# GIVEN PROBLEM
Records follow. Copy every line with "that".

# DATA IN THIS EXERCISE
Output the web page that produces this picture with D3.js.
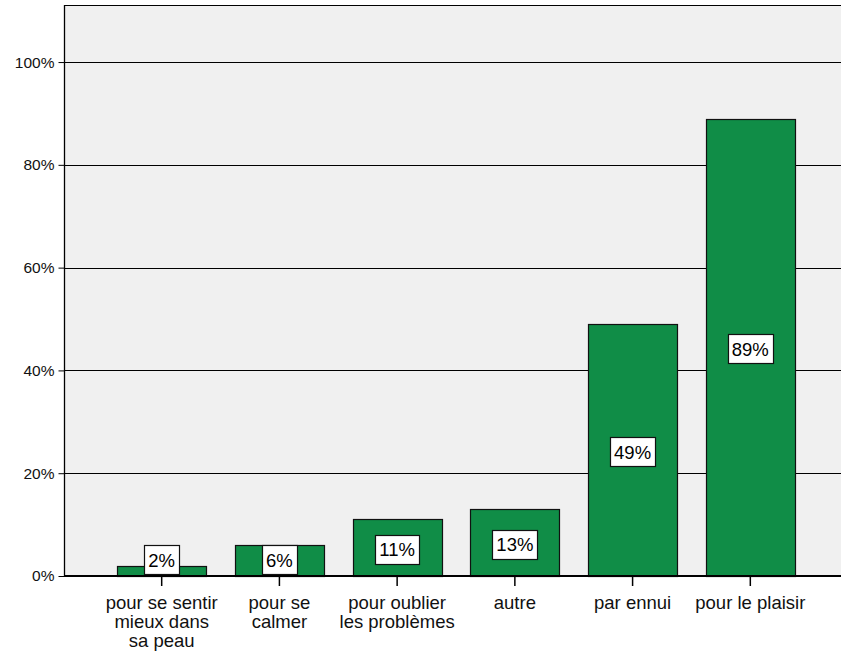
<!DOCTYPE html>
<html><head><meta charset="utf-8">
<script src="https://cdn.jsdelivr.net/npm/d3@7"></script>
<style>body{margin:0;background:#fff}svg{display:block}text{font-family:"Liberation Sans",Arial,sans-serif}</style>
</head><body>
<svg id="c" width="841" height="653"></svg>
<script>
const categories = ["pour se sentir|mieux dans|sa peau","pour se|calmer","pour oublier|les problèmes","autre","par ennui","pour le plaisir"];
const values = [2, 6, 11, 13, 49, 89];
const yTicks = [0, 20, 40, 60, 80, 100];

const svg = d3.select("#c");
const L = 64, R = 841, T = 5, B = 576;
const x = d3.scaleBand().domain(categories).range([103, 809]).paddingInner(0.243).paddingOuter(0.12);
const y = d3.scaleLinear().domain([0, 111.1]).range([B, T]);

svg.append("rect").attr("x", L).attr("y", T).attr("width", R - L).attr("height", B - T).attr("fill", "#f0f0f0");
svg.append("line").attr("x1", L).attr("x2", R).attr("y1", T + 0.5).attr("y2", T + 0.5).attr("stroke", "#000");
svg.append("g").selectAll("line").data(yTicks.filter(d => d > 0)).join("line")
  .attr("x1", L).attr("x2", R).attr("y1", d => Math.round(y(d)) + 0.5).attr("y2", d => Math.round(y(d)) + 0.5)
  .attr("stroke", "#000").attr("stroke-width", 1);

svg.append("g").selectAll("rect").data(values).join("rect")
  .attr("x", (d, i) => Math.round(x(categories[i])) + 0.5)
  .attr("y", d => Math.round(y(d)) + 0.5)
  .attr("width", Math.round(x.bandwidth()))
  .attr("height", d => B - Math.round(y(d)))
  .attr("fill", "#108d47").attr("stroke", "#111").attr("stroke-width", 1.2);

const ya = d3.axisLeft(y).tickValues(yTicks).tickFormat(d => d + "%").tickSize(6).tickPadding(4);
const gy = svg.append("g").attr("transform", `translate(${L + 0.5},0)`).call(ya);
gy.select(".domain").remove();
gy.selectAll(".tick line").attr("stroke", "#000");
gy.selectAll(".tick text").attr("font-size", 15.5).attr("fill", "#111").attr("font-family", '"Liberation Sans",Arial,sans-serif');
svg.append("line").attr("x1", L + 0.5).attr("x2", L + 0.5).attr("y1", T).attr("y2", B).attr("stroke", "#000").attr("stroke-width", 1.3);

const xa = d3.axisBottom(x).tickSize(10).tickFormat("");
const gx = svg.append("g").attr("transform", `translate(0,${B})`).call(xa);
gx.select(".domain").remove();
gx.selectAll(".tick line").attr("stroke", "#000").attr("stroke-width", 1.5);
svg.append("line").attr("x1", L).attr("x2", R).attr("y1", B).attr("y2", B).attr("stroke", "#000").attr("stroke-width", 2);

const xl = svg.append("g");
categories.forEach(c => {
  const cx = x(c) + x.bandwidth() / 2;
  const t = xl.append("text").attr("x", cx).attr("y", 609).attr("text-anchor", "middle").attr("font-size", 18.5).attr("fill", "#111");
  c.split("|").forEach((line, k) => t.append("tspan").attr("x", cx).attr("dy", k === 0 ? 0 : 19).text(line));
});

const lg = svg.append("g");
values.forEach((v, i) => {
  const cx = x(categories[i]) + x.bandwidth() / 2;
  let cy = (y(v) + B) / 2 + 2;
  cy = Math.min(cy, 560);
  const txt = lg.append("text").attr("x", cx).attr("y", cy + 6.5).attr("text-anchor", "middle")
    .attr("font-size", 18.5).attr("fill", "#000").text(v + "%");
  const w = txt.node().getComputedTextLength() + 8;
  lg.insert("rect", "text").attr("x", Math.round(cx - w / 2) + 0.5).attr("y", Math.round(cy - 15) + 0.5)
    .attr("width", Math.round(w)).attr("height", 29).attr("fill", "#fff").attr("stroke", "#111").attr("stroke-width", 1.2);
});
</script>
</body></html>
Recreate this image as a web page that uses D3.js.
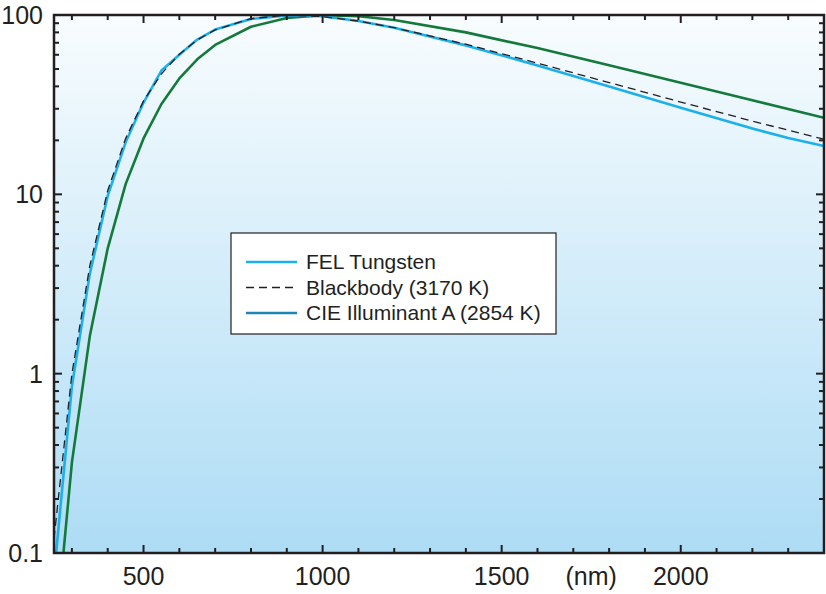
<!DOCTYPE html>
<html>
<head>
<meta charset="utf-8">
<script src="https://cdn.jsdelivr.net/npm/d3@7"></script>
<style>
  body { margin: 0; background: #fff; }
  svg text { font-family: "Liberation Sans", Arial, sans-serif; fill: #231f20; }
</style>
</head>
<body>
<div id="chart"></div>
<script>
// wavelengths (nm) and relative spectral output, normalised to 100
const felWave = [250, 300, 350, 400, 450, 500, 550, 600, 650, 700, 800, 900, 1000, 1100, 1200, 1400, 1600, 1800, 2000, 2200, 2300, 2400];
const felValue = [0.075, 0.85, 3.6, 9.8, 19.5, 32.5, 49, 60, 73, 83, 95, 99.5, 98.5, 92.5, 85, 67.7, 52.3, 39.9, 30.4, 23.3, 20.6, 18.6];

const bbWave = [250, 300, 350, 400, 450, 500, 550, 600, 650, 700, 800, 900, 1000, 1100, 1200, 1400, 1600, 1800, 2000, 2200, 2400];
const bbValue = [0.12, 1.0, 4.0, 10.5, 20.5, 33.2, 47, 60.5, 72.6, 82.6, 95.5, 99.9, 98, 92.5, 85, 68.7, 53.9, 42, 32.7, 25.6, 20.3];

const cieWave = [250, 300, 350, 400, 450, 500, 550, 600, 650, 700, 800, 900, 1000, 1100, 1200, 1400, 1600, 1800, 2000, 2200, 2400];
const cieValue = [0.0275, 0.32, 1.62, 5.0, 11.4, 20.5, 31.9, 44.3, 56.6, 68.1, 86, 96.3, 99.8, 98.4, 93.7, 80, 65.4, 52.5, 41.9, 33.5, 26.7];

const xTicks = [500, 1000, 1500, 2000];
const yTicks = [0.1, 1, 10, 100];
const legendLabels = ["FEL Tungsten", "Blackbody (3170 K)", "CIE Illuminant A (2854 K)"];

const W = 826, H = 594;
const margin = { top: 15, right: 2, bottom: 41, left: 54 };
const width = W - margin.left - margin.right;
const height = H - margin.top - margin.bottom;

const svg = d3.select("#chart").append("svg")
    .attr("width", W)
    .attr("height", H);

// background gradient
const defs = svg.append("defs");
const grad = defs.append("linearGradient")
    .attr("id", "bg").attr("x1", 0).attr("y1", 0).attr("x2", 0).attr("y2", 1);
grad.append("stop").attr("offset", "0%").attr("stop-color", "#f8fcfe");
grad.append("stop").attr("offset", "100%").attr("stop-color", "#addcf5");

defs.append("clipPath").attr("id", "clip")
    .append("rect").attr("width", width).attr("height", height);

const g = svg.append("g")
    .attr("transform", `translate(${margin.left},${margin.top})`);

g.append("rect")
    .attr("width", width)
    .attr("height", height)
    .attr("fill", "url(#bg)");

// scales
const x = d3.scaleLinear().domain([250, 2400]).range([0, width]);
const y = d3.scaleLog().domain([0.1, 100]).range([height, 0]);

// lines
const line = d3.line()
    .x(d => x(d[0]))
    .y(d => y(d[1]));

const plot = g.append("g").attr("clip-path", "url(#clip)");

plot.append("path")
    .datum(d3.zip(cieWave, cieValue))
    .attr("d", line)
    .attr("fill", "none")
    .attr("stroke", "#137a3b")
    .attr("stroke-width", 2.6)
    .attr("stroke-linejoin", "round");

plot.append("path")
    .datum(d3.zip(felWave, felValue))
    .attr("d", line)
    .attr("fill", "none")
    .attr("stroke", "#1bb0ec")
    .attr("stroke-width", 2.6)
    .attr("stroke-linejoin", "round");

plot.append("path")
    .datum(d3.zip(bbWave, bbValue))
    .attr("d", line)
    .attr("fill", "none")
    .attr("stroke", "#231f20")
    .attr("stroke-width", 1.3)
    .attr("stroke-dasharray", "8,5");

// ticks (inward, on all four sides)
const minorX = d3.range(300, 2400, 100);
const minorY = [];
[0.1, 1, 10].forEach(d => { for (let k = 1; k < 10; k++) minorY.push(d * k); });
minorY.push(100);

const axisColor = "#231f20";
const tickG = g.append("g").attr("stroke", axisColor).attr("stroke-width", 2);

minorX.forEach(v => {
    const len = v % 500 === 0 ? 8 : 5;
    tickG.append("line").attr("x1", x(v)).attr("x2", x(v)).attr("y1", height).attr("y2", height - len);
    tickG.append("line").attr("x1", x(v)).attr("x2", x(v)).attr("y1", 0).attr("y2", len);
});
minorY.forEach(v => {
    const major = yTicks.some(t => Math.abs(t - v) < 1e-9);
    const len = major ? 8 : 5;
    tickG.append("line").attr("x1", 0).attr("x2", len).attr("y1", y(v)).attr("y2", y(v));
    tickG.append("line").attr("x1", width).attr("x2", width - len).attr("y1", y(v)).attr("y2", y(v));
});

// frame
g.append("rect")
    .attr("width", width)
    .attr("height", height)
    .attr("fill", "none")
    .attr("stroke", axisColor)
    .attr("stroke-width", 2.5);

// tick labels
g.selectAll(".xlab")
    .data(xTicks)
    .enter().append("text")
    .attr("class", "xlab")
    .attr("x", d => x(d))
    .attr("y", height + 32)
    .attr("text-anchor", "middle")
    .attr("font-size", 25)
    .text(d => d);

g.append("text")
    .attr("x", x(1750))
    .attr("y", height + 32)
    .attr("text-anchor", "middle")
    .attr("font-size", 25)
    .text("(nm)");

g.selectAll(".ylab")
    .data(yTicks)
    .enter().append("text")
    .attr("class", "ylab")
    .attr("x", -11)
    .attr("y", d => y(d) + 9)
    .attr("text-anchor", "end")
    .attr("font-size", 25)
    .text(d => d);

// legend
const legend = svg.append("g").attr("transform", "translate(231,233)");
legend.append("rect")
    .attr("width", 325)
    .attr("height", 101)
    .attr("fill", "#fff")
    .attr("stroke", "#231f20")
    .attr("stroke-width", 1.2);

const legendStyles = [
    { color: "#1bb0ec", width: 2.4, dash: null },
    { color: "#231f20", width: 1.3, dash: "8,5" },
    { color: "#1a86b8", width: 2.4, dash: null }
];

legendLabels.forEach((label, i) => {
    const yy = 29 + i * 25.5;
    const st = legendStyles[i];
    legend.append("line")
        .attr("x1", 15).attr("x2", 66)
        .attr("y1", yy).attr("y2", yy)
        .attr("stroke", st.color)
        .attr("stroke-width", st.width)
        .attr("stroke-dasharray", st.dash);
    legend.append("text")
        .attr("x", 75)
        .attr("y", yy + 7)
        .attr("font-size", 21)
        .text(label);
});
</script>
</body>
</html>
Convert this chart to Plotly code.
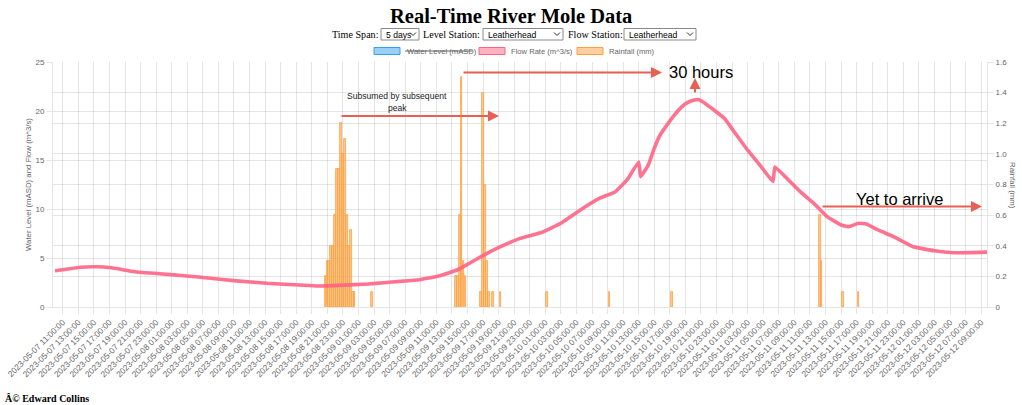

# SOLVED EXERCISE
Output the web page that produces this picture with D3.js.
Recreate this image as a web page that uses D3.js.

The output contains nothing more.